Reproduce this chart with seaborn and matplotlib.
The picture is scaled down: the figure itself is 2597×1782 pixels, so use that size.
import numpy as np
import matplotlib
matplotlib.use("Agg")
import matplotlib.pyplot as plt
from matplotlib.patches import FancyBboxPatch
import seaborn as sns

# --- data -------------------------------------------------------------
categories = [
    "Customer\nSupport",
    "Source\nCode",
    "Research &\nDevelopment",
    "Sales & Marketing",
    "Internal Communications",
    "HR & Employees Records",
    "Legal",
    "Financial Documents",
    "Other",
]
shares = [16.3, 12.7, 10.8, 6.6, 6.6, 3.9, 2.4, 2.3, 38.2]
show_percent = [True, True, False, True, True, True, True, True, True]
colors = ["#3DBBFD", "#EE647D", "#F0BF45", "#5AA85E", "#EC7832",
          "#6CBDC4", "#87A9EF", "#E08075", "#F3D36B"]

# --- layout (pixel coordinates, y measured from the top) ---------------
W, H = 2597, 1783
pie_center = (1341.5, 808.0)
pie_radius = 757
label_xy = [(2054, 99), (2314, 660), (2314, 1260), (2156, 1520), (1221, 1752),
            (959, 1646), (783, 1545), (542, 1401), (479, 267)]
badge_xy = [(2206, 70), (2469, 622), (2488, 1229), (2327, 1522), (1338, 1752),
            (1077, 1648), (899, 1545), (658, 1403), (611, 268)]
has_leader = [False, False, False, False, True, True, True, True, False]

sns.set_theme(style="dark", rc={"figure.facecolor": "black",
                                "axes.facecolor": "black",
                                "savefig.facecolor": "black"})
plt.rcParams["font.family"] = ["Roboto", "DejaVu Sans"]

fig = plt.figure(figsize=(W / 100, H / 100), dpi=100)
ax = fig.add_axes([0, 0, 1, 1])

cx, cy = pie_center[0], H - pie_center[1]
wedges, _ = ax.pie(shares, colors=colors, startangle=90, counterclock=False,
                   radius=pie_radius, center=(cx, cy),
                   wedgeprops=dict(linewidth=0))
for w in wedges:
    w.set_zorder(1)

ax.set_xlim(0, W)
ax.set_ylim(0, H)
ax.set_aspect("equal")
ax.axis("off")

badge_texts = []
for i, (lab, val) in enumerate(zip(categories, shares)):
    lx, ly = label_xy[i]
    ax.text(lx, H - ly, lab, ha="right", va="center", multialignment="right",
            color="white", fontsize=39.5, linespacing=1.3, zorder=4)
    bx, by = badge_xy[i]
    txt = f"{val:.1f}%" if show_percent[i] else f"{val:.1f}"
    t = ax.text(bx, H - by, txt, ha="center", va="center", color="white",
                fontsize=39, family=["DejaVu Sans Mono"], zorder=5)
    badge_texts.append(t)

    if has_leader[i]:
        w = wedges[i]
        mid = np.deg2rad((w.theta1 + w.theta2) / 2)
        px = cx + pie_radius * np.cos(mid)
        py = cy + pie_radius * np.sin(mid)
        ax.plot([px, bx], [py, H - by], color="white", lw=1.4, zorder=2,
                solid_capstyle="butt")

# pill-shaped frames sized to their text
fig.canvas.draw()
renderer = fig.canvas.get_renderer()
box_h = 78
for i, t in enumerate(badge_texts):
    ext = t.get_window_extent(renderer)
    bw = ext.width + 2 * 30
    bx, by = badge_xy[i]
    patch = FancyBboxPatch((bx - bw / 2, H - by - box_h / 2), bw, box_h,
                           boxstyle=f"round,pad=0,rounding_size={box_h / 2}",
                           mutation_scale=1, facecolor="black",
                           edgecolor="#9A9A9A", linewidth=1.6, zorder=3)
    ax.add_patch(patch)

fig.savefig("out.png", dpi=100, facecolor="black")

* * *

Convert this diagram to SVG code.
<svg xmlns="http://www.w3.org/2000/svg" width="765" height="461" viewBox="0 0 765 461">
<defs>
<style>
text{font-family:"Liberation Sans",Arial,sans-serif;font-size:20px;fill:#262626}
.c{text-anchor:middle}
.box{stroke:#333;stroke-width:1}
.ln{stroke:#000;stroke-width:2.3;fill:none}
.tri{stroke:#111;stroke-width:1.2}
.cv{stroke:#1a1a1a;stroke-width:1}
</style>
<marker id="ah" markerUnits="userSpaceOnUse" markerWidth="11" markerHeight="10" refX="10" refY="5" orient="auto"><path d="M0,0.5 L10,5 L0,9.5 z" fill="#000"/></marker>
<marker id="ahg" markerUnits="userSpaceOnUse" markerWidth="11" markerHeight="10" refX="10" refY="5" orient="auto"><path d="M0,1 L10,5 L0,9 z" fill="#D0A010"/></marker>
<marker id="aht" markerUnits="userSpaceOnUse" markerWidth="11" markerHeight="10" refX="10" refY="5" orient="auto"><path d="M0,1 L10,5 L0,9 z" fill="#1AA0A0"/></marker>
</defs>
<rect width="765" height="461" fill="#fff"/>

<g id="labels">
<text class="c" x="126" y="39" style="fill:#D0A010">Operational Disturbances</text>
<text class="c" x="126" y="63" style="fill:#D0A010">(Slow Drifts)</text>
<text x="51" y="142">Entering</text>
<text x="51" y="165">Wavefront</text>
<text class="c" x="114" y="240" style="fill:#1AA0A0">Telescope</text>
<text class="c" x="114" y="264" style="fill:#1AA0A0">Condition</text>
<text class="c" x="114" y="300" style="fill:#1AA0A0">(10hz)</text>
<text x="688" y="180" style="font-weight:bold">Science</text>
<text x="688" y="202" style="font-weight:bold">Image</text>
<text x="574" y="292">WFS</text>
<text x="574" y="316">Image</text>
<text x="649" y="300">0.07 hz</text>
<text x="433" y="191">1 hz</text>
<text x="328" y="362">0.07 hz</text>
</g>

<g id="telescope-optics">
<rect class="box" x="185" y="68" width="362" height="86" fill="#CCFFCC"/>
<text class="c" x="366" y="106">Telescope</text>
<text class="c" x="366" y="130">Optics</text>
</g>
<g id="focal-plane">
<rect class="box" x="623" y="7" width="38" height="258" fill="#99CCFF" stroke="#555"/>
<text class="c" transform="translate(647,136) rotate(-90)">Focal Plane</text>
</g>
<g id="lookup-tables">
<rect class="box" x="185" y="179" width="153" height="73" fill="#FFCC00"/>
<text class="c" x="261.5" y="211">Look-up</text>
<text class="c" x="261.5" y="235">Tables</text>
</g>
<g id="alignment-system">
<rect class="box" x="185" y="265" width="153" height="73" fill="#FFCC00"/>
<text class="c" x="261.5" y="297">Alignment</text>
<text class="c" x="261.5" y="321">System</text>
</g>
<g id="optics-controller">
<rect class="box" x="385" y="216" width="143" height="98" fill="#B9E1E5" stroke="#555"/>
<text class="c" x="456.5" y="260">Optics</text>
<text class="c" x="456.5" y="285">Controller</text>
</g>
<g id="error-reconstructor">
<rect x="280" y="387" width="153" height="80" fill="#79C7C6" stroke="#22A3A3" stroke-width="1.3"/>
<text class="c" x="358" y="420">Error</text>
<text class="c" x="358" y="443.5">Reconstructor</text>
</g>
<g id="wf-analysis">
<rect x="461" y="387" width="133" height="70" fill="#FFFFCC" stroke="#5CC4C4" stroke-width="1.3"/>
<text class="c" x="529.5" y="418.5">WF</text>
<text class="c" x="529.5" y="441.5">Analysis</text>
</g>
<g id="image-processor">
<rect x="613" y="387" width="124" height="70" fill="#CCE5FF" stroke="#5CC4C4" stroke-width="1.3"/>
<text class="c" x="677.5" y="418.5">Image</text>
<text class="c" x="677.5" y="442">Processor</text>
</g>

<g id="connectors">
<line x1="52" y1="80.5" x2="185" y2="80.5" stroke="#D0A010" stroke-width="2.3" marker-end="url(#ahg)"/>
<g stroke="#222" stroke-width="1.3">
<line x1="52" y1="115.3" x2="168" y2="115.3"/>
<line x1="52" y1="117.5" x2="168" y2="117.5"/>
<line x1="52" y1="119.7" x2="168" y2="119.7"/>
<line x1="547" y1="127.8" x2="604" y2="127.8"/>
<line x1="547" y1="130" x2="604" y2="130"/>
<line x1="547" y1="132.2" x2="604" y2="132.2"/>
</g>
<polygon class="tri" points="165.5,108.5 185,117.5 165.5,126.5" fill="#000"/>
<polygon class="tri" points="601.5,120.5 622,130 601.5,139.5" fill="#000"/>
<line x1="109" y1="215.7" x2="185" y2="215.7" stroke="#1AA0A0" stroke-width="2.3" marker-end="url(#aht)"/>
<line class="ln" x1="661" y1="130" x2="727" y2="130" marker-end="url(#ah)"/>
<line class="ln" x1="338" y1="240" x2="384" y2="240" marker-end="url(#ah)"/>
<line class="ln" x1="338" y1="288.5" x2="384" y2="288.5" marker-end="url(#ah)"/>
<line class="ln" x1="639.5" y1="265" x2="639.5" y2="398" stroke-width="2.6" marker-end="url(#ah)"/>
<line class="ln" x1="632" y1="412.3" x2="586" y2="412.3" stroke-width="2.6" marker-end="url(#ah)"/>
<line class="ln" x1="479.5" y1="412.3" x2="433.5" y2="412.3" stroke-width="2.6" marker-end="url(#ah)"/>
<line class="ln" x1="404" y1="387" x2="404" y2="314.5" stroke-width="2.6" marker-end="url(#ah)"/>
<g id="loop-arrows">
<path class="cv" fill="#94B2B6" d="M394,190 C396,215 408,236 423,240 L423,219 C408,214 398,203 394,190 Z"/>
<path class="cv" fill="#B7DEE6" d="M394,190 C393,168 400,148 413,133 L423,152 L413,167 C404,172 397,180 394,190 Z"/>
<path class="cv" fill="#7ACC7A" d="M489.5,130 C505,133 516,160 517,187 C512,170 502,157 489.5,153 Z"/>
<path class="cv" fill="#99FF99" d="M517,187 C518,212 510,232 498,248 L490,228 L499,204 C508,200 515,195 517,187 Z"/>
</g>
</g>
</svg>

==

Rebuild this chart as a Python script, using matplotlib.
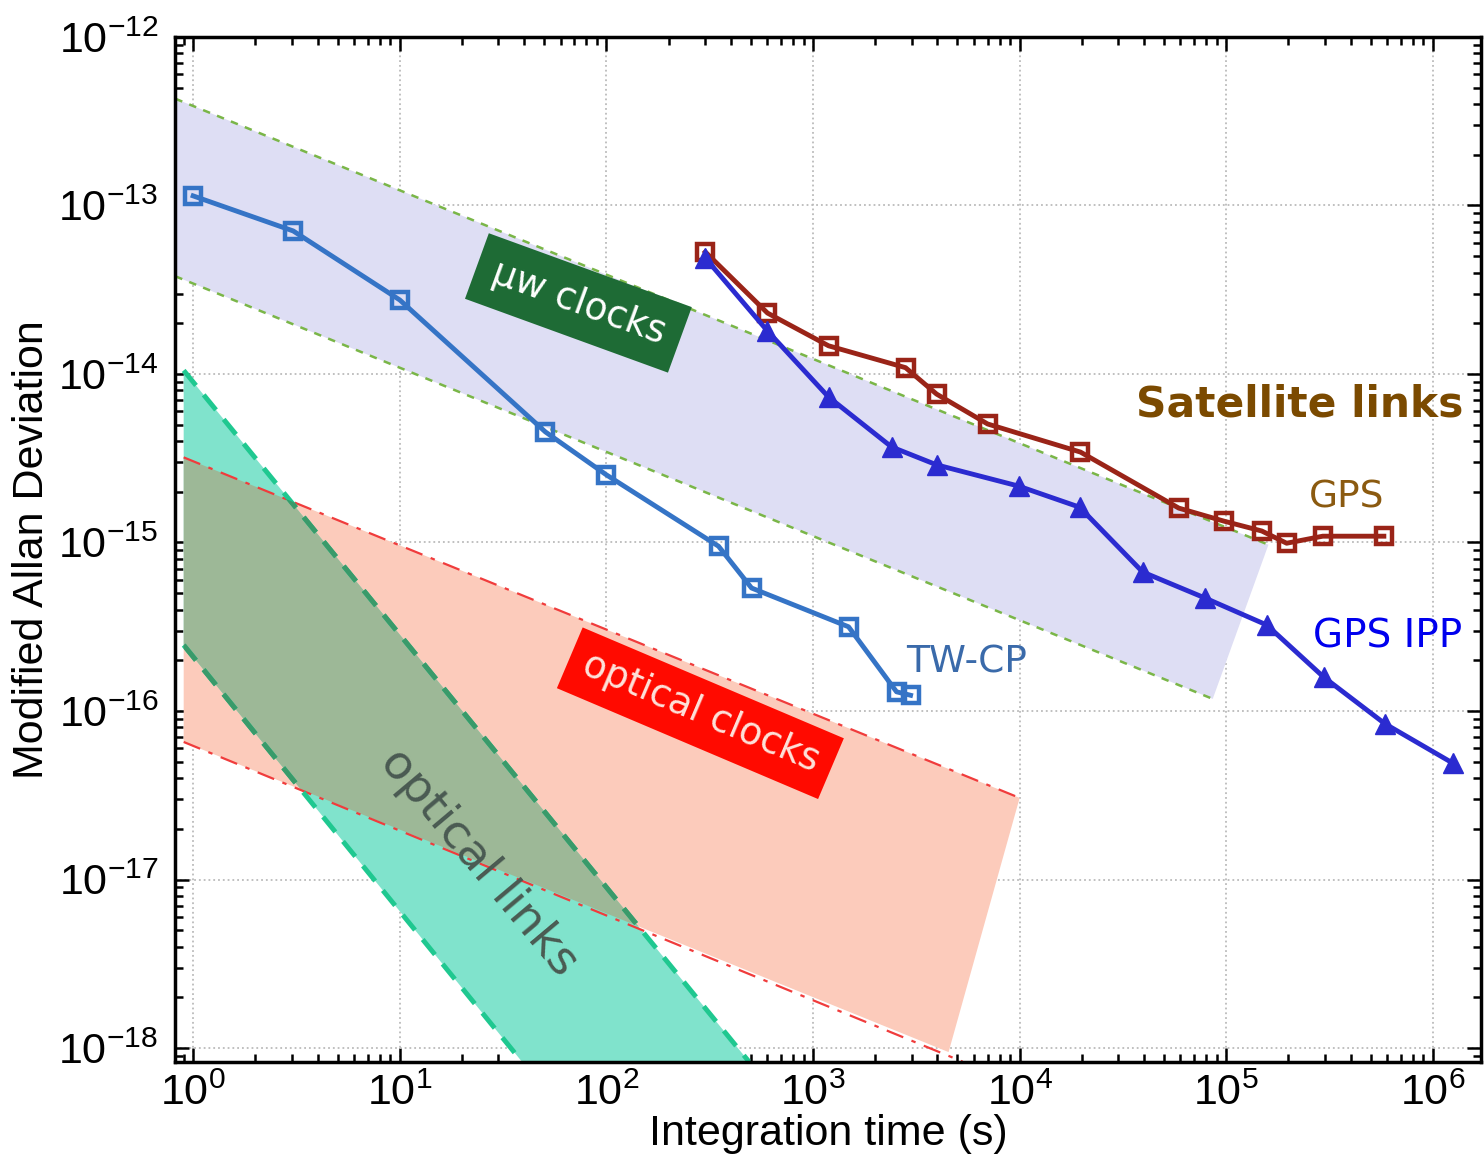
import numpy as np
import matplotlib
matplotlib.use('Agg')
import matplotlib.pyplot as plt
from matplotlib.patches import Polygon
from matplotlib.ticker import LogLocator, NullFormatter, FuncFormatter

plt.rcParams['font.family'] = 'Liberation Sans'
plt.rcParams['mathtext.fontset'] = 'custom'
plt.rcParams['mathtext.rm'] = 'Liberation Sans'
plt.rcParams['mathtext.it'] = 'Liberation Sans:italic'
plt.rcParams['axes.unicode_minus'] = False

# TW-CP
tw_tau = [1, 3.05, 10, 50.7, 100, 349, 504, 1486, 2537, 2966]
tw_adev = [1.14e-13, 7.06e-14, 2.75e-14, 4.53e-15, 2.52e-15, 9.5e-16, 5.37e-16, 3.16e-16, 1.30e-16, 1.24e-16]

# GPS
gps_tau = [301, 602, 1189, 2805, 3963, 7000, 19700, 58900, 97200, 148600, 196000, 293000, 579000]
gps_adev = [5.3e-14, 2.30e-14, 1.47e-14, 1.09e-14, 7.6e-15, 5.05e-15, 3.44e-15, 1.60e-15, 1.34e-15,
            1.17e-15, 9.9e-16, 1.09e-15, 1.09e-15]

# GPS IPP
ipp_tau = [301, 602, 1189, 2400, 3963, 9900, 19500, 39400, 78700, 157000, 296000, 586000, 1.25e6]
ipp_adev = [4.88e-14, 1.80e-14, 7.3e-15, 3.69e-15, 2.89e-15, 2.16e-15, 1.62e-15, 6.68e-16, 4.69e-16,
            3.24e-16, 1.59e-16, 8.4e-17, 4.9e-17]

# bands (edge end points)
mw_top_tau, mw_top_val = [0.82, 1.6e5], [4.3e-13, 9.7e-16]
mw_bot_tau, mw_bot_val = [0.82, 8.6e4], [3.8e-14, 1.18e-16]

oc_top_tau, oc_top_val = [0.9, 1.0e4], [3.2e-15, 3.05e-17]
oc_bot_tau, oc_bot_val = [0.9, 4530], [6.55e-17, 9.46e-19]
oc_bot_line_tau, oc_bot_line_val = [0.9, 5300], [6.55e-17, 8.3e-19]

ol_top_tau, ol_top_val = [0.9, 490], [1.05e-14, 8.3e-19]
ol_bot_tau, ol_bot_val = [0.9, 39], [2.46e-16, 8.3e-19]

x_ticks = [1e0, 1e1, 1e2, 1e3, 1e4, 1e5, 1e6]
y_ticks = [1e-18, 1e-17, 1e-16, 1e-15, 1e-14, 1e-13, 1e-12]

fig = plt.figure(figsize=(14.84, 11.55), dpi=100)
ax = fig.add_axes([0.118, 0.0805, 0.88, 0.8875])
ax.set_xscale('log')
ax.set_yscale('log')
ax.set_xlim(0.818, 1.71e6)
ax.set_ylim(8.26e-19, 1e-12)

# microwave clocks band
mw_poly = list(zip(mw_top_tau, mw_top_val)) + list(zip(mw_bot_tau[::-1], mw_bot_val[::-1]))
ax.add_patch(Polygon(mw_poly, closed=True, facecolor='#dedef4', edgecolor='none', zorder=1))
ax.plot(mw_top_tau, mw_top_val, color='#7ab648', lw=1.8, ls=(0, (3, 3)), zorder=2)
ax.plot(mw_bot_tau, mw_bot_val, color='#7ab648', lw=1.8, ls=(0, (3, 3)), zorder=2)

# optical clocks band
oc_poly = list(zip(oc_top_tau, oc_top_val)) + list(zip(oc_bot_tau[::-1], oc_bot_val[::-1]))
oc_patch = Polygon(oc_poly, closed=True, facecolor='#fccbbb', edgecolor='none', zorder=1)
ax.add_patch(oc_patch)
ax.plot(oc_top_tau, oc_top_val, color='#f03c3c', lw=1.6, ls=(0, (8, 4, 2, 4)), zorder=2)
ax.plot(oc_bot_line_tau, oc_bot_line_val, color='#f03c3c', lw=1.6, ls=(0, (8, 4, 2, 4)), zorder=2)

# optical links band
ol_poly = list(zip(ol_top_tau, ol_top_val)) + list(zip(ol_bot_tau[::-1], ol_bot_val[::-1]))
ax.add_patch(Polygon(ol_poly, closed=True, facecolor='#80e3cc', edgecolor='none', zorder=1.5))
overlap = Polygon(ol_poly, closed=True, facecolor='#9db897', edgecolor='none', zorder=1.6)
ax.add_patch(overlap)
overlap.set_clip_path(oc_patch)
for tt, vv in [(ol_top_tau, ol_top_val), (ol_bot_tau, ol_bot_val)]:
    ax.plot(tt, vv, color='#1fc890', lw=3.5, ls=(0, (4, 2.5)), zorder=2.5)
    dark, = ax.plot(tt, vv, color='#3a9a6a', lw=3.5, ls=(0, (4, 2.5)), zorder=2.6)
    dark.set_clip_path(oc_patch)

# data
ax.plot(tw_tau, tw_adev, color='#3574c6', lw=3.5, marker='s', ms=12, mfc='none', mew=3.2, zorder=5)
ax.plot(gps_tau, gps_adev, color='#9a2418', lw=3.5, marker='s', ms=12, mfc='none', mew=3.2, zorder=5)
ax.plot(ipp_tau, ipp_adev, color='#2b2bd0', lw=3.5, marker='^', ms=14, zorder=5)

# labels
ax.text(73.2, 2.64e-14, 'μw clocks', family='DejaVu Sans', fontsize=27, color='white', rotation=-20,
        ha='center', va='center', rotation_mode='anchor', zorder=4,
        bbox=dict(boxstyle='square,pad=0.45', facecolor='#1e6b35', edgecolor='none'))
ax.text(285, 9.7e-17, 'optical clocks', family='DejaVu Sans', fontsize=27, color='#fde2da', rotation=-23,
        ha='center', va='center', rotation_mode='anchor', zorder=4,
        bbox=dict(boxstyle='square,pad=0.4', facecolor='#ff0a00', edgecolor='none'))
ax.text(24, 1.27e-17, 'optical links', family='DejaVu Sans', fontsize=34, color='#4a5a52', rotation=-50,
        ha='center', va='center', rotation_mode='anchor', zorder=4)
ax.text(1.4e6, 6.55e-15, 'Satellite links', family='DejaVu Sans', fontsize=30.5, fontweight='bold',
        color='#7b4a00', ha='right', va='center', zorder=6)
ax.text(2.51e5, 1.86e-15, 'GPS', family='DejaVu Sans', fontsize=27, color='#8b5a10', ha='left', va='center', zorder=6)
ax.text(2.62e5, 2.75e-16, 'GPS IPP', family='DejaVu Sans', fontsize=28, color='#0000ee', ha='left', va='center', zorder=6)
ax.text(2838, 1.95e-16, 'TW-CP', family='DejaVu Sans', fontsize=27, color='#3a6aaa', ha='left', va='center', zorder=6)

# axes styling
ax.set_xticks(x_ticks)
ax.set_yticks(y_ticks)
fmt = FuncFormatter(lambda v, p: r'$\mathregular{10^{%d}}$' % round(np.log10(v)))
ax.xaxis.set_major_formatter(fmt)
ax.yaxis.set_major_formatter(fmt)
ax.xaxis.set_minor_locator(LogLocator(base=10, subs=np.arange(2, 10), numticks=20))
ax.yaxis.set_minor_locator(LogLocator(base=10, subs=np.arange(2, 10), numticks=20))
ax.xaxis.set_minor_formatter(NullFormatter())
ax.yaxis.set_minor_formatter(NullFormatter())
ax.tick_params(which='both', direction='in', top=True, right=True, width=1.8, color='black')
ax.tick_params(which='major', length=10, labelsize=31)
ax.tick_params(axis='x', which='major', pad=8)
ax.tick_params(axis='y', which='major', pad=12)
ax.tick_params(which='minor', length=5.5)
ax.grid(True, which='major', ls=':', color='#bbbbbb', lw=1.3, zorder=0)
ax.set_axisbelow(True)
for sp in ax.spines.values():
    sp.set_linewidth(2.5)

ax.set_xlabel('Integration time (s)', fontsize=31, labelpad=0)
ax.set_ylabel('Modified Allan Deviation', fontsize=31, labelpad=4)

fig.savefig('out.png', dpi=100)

** PROMPT **
Quote word for word only the lines above from the one containing "Rebuild this chart" through the one containing "3.16e-16, 1.30e-16, 1.24e-16]". Pictures stay out of your copy.

** WRITTEN SOLUTION **
Rebuild this chart as a Python script, using matplotlib.
import numpy as np
import matplotlib
matplotlib.use('Agg')
import matplotlib.pyplot as plt
from matplotlib.patches import Polygon
from matplotlib.ticker import LogLocator, NullFormatter, FuncFormatter

plt.rcParams['font.family'] = 'Liberation Sans'
plt.rcParams['mathtext.fontset'] = 'custom'
plt.rcParams['mathtext.rm'] = 'Liberation Sans'
plt.rcParams['mathtext.it'] = 'Liberation Sans:italic'
plt.rcParams['axes.unicode_minus'] = False

# TW-CP
tw_tau = [1, 3.05, 10, 50.7, 100, 349, 504, 1486, 2537, 2966]
tw_adev = [1.14e-13, 7.06e-14, 2.75e-14, 4.53e-15, 2.52e-15, 9.5e-16, 5.37e-16, 3.16e-16, 1.30e-16, 1.24e-16]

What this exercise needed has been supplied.